L’accord, qui doit encore être signé par les deux parties, donnera naissance à une école de pilotage de l’armée de l’air grecque dirigée par la société israélienne Elbit Systems. Prévu sur vingt ans, ce contrat comprend également l’acquisition de dix avions d’entraînement M-346, produits par l’italien Leonardo Spa et équipés par Elbit, la maintenance des avions d’entraînement T-6 grecs, la fourniture de simulateurs et la formation.

Course aux armements en Méditerranée?

Dans un contexte de revendications territoriales turques exacerbant les tensions en Méditerranée orientale, l’armée hellénique cherche tant bien que mal à mettre son armée à niveau.

«On peut effectivement parler de course à l’armement», estime au micro de Sputnik Jean-Vincent Brisset, général (2 s) de brigade aérienne et chercheur associé à l’IRIS.

Si Athènes s’est engagée dans cette voie, c’est parce que «du point de vue quantitatif», elle est dépassée par l’armée turque, qui a un budget, des moyens humains et techniques supérieurs. Avec ces investissements massifs, elle entend pallier –en partie– son retard stratégique.

Une tâche qui n’est pas insurmontable, juge le général (2 s) Vincent Brisset:

En effet, «la Grèce a des forces nettement moins importantes que les forces turques, mais elles existent quand même et ce sont des forces qui ne sont pas négligeables.»
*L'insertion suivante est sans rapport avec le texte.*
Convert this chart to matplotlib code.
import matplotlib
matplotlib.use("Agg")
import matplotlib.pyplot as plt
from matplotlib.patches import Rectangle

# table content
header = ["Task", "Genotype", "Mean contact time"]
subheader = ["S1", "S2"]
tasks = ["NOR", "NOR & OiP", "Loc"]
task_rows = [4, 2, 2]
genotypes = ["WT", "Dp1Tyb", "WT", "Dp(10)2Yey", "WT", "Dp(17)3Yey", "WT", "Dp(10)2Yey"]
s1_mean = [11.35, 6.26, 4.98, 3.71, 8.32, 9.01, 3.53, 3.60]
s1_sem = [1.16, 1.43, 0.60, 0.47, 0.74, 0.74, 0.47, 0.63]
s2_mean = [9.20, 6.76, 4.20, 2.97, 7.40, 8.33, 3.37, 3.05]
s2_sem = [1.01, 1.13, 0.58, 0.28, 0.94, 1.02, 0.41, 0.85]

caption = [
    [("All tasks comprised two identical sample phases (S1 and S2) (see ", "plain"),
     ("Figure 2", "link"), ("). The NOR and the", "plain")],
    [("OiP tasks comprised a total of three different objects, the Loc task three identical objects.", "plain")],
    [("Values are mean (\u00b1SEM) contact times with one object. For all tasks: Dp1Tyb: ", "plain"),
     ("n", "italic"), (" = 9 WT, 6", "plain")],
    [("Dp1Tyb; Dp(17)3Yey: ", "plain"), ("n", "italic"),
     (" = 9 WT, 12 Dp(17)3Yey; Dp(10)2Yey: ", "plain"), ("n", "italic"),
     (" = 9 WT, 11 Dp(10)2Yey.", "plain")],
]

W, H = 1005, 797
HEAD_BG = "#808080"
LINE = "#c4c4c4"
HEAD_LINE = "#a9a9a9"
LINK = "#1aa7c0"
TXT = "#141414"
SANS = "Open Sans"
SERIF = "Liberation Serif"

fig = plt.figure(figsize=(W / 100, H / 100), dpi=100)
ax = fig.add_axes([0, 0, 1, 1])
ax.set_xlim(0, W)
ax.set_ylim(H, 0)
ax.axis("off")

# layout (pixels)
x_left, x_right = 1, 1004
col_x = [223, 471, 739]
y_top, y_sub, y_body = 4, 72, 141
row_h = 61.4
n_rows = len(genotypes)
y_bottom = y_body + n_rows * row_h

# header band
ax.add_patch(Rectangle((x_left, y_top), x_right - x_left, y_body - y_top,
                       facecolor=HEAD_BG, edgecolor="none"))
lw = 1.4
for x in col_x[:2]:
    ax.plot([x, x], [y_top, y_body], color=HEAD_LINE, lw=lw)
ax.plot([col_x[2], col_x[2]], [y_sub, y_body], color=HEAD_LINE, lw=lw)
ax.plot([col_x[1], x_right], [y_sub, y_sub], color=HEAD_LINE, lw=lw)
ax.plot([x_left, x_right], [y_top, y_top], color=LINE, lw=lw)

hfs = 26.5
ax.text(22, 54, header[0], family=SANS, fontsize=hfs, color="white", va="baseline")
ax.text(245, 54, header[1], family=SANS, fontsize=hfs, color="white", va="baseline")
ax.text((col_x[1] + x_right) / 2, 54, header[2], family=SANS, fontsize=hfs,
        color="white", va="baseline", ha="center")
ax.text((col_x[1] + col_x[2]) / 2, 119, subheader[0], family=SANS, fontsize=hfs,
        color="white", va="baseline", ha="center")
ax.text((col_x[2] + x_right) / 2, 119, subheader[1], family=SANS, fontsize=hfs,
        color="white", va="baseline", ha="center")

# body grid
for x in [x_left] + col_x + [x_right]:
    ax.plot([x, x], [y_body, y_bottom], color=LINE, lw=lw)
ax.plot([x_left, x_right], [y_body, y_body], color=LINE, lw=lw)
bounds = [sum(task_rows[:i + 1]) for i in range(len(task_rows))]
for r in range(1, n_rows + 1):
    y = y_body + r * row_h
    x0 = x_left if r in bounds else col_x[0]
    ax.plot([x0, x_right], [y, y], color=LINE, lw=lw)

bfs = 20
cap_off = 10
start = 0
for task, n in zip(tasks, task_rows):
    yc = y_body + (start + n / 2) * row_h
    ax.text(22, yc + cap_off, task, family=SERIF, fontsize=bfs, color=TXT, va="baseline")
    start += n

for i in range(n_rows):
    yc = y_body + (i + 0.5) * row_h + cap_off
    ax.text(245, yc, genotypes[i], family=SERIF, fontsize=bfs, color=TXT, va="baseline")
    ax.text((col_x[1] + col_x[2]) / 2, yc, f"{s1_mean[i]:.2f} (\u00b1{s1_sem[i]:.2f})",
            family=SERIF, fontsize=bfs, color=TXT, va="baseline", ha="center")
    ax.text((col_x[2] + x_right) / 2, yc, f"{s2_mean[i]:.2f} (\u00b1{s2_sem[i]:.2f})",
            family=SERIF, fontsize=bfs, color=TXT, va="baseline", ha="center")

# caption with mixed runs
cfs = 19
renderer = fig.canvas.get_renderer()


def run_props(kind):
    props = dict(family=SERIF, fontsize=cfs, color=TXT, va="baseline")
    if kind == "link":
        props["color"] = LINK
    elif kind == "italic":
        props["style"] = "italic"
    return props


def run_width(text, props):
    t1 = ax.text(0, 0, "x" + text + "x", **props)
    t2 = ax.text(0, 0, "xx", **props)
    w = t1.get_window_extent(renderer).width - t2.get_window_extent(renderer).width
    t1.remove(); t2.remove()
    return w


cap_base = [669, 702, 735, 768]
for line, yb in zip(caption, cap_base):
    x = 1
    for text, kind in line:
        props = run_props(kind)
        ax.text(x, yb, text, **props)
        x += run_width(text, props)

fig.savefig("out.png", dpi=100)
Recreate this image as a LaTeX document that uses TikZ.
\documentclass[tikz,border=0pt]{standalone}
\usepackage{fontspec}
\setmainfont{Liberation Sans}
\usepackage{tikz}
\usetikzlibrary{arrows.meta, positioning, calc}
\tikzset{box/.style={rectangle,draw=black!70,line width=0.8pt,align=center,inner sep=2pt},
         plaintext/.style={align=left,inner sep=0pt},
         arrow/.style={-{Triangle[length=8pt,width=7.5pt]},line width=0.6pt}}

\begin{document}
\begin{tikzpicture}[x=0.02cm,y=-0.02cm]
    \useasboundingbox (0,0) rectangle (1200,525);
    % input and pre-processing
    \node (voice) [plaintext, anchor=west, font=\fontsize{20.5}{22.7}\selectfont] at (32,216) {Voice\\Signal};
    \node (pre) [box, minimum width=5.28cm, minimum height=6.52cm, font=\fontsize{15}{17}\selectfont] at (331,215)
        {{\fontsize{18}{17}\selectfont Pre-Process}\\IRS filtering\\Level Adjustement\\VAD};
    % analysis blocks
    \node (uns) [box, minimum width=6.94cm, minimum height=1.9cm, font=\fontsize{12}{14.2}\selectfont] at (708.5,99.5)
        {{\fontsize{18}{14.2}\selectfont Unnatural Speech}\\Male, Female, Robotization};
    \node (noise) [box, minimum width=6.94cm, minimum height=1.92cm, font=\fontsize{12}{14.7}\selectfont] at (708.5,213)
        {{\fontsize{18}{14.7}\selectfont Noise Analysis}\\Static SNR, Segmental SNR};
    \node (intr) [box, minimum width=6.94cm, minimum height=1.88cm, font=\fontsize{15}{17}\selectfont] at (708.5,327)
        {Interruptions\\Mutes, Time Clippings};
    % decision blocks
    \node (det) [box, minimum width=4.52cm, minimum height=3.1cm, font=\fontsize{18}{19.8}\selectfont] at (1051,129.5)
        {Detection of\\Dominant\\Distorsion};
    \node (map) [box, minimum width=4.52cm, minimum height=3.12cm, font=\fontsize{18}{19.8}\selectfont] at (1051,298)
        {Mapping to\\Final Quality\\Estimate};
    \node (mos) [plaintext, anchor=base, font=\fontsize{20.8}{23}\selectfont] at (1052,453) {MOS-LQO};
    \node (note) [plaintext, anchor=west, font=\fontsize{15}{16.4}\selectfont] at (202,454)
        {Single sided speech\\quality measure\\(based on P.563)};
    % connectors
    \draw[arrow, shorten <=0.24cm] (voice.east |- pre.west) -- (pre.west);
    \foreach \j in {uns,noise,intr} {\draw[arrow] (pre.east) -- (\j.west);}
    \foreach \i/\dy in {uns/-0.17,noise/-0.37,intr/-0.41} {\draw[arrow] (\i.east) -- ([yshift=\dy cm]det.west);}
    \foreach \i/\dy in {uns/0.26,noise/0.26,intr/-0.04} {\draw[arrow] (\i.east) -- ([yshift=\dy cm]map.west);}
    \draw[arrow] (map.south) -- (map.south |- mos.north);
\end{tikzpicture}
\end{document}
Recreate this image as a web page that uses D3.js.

Une mise à niveau qui sera compliquée, selon l’ancien de l’armée de l’air française, car il est aujourd’hui difficile pour des raisons politiques de mesurer concrètement les capacités et le niveau de préparation de l’armée turque.

«Le problème est qu’au niveau public, on n’arrive pas à savoir quelles conséquences ont eu les purges qu’a faites Erdogan au niveau de cadres militaires sur la qualité de son armée et ses capacités opérationnelles. Il y a un vrai problème à ce niveau-là», estime le général.

Face à cette inconnue, quelle stratégie pour Athènes? En effet, les récents investissements militaires grecs, si importants soient-ils, ne vont pas «changer les choses de manière très importante dans les équilibres géostratégiques actuels.»

Compliquer la vie à la Turquie en cas d’attaque?

Selon le chercheur associé à l’IRIS (Institut de Relations Internationales et Stratégiques), la stratégie adoptée par la Grèce est simple:

«Elle veut rendre le plus coûteux possible une attaque éventuelle par les Turcs. La Grèce a de plus en plus de moyens de se défendre et continue d’en acquérir. Elle restera toujours inférieure en termes de capacités militaires globales face à la Turquie, mais elle est clairement dans une logique de dissuasion par l’attrition.»

Et si Athènes s’en remet à cette stratégie, c’est parce qu’elle n’a aucune garantie qu’en cas d’attaque, ses alliés viendront la défendre.

«La Grèce a toujours été un allié compliqué au sein de l’Otan. Elle demeure géopolitiquement et stratégiquement faible comme pays. Peu de pays viendraient l’aider. La Turquie et la Grèce font partie de l’Otan, donc l’alliance ne prendra pas parti pour l’un contre l’autre», rappelle Jean-Vincent Brisset.

Ce dernier estime d’ailleurs que dans l’immédiat, même les grandes puissances européennes, pour des considérations différentes, ne pourraient donner un appui conséquent à la Grèce. Ankara dispose de leviers politiques et stratégiques, comme le «chantage aux migrants», qui paralysent toujours les Européennes face à la Turquie.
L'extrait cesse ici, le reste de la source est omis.